My response won't fit into a 300-character comment...

It depends, I suppose. I think most people (including me) took the question to mean "How would you allocate a space in which 1024 bytes of data can be stored, and where the base address is a multiple of 16 bytes". If the interviewer really meant how can you allocate 1024 bytes (only) and have it 16-byte aligned, then the options are more limited.

• Clearly, one possibility is to allocate 1024 bytes and then give that address the 'alignment treatment'; the problem with that approach is that the actual available space is not properly determinate (the usable space is between 1008 and 1024 bytes, but there wasn't a mechanism available to specify which size), which renders it less than useful.
• Another possibility is that you are expected to write a full memory allocator and ensure that the 1024-byte block you return is appropriately aligned. If that is the case, you probably end up doing an operation fairly similar to what the proposed solution did, but you hide it inside the allocator.

However, if the interviewer expected either of those responses, I'd expect them to recognize that this solution answers a closely related question, and then to reframe their question to point the conversation in the correct direction. (Further, if the interviewer got really stroppy, then I wouldn't want the job; if the answer to an insufficiently precise requirement is shot down in flames without correction, then the interviewer is not someone for whom it is safe to work.)

The world moves on

The title of the question has changed recently. It was Solve the memory alignment in C interview question that stumped me. The revised title (How to allocate aligned memory only using the standard library?) demands a slightly revised answer — this addendum provides it.

C11 (ISO/IEC 9899:2011) added function aligned_alloc():

7.22.3.1 The aligned_alloc function

Synopsis

#include <stdlib.h> void *aligned_alloc(size_t alignment, size_t size); 

Description
The aligned_alloc function allocates space for an object whose alignment is specified by alignment, whose size is specified by size, and whose value is indeterminate. The value of alignment shall be a valid alignment supported by the implementation and the value of size shall be an integral multiple of alignment.

Returns
The aligned_alloc function returns either a null pointer or a pointer to the allocated space.

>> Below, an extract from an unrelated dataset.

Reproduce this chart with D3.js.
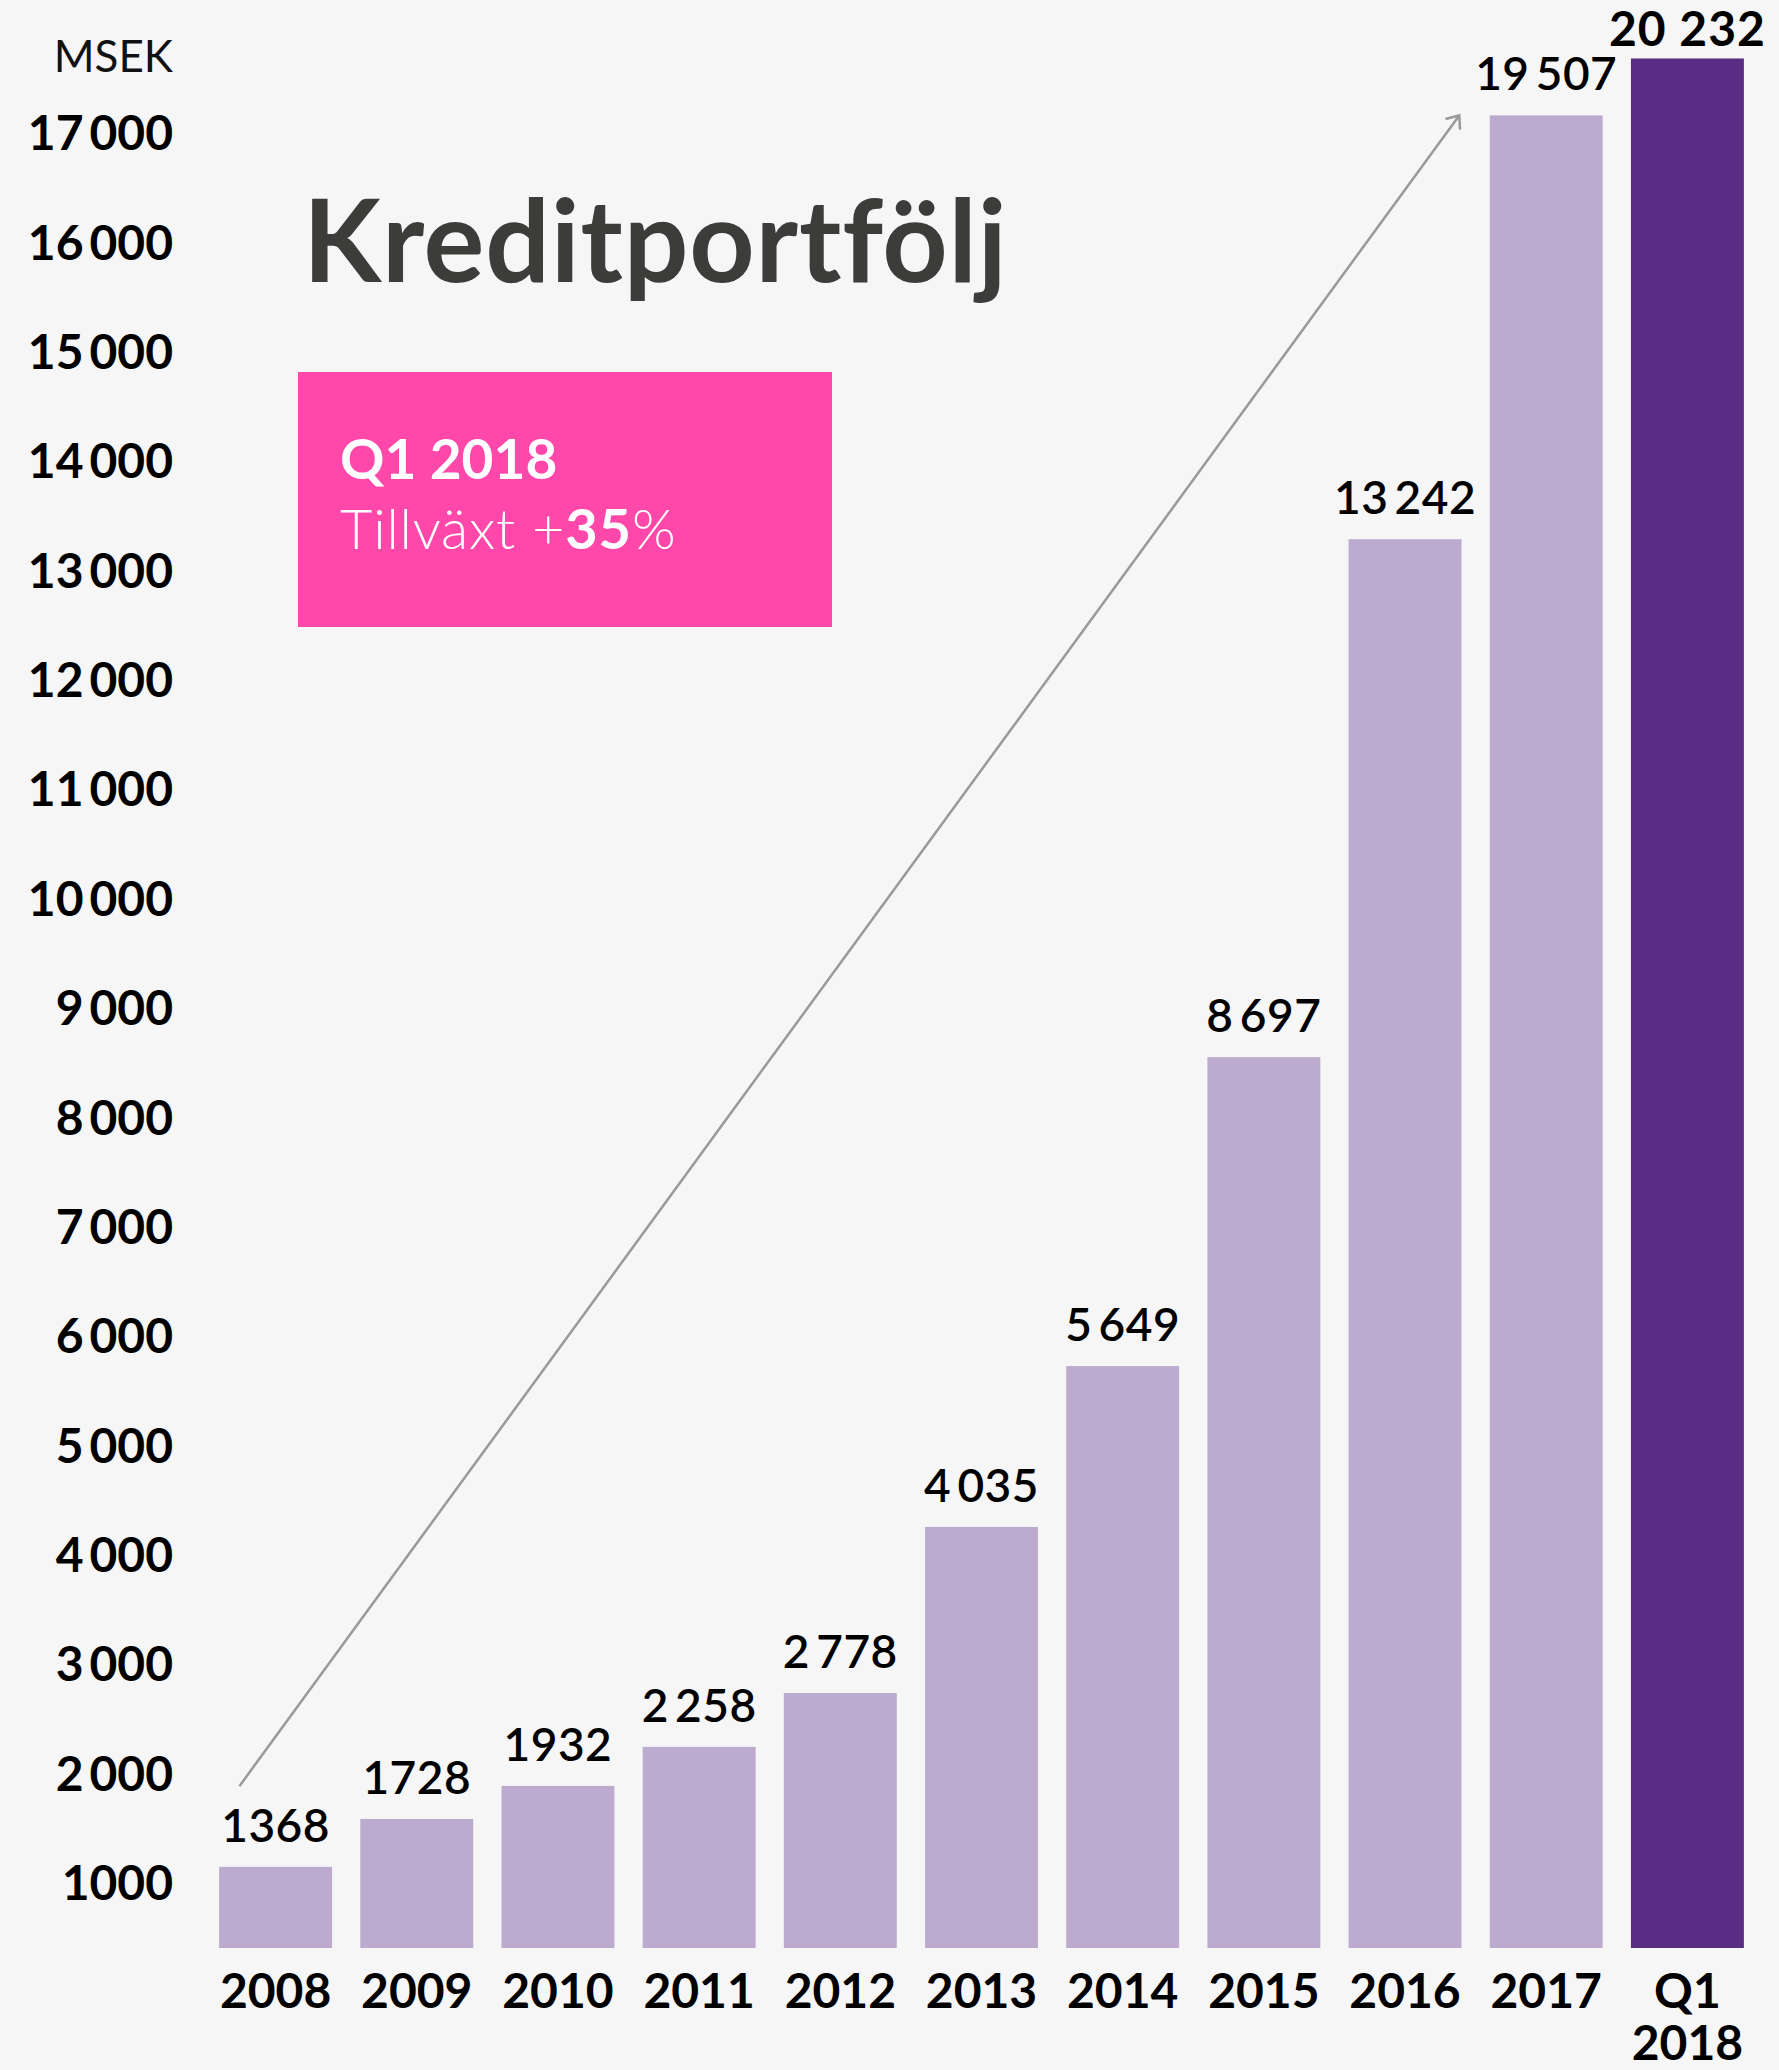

And POSIX defines posix_memalign():

#include <stdlib.h>  int posix_memalign(void **memptr, size_t alignment, size_t size); 

DESCRIPTION

The posix_memalign() function shall allocate size bytes aligned on a boundary specified by alignment, and shall return a pointer to the allocated memory in memptr. The value of alignment shall be a power of two multiple of sizeof(void *).

Upon successful completion, the value pointed to by memptr shall be a multiple of alignment.

If the size of the space requested is 0, the behavior is implementation-defined; the value returned in memptr shall be either a null pointer or a unique pointer.

The free() function shall deallocate memory that has previously been allocated by posix_memalign().

RETURN VALUE

Upon successful completion, posix_memalign() shall return zero; otherwise, an error number shall be returned to indicate the error.

Either or both of these could be used to answer the question now, but only the POSIX function was an option when the question was originally answered.

Behind the scenes, the new aligned memory function do much the same job as outlined in the question, except they have the ability to force the alignment more easily, and keep track of the start of the aligned memory internally so that the code doesn't have to deal with specially — it just frees the memory returned by the allocation function that was used.